Battle lines drawn for Brexit trade talks

The substance of the Brexit trade talks is due to be finalised as ministers on both sides of the Channel prepare to sign-off on their negotiation red lines.

The EU General Affairs Council is set to meet on Tuesday morning in Brussels to approve the bloc’s mandate for trade talks with the UK, which are gearing up to start next month.

The announcement on Brussels’ agreed terms, which could be controversial after earlier drafts contained what Downing Street read as a veiled reference to the Elgin Marbles, is expected in the afternoon.

In Westminster, the Brexit inner cabinet will also meet at Number 10 to discuss the UK’s negotiation stance.

Croatian Prime Minister visit to UK
Prime Minister Boris Johnson, seen here at a meeting with Croatian counterpart Andrej Plenkovic at No 10 on Monday.
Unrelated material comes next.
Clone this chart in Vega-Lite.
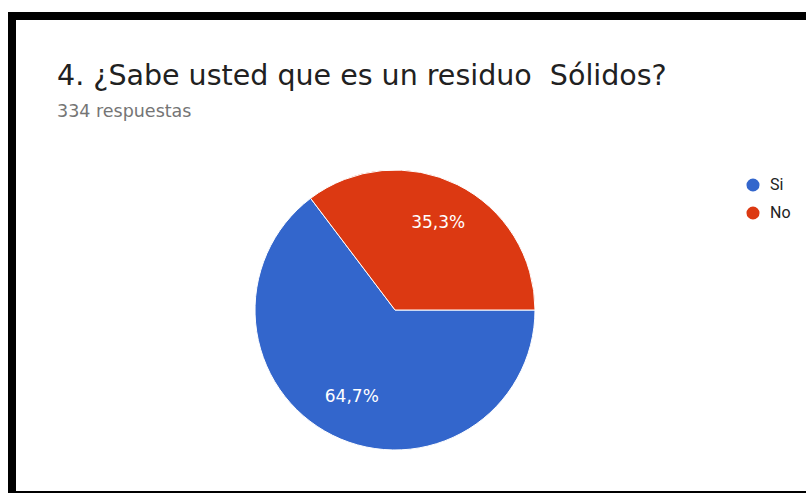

Croatia holds the rotating presidency of the Council of the EU. (Tolga Akmen/PA)

The final agreement is then due to be published online and presented in Parliament on Thursday.
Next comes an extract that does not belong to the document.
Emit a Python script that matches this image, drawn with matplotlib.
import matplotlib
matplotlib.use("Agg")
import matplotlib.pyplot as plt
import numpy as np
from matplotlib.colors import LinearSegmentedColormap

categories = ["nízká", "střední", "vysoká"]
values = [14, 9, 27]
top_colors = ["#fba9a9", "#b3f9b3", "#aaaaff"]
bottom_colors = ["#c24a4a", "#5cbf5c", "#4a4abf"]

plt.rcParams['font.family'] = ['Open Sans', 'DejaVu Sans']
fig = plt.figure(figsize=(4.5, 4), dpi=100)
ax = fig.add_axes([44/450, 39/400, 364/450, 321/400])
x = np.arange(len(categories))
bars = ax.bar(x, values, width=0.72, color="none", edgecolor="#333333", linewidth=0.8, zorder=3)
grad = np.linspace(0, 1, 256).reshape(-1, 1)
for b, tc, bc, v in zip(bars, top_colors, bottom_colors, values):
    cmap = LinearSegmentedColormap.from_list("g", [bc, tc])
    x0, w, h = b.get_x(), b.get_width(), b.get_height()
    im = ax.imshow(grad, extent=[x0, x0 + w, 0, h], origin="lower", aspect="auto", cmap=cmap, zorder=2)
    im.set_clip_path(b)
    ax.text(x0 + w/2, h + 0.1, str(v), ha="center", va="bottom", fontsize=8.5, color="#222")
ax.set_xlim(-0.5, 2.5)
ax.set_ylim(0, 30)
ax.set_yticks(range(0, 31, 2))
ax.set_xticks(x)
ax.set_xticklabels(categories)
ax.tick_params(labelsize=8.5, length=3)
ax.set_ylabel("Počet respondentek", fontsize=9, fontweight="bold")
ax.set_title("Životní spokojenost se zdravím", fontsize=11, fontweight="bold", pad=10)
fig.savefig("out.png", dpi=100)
Ministers are expected to commit to seeking a Canada-style agreement with zero tariffs, a proposal Boris Johnson and his Europe adviser David Frost have set out in speeches in recent weeks.

But the push for a Canada-style deal could set up a clash with the EU after its chief negotiator Michel Barnier ruled out such an agreement.

Mr Barnier has previously said the UK is too close in proximity to be permitted to compete with the other 27 member states on such terms.

The Prime Minister’s official spokesman, asked about the trade talks on Monday, said: “The UK’s primary objective in the negotiations is to ensure that we restore our economic and political independence on January 1 2021.”

Mr Frost and his team will head to Brussels for the first round of negotiations on March 2.

One of the flash points expected with the forthcoming publication of the EU’s negotiation mandate is on fishing, with leading member states speaking regularly about wanting continued access to UK waters.

Mr Johnson used a speech in Greenwich earlier this month to announce, once free of the EU’s Common Fisheries Policy, that “British fishing grounds are first and foremost for British boats”.

But French Europe minister Amelie de Montchalin signalled fishing would be a hotly contested topic when the two negotiating teams come to spar in London and Brussels over the coming months.

“The fishermen have the right to be protected, they know very well that if we sign a bad deal they will lose enormously,” she told TV station France 2.

A leaked draft of the EU negotiation mandate last week also included a stipulation Britain should “return unlawfully removed cultural objects to their countries of origin”.

Michel Barnier
Michel Barnier, the EU’s Brexit negotiator, who opposes a Canada-style trade deal between Europe and the UK (Liam McBurney/PA)

The passage is thought to refer to the Elgin Marbles, ancient Greek sculptures taken to Britain more than 200 years ago and now on display in the British Museum.

Greece has been vocal about demanding the marble sculptures, once situated in the ancient Greek Parthenon temple, are returned to Athens.

Downing Street has insisted the future of the marbles is “not up for discussion as part of our trade negotiations”.

The PM is expected to meet with Austrian Chancellor Sebastian Kurz in No 10 on Tuesday as part of his diplomatic efforts with EU leaders before talks commence.

On Monday, Mr Johnson discussed the negotiations with Croatian counterpart Andrej Plenkovic, whose country holds the rotating presidency of the Council of the European Union.

Downing Street said the PM highlighted the UK was “not seeking a special or bespoke agreement, but rather one like those the EU has already struck with other friendly countries like Canada”.

The No 10 spokesman added: “He emphasised that the UK will not extend the transition period or accept any arrangements which subordinate us to EU rules.”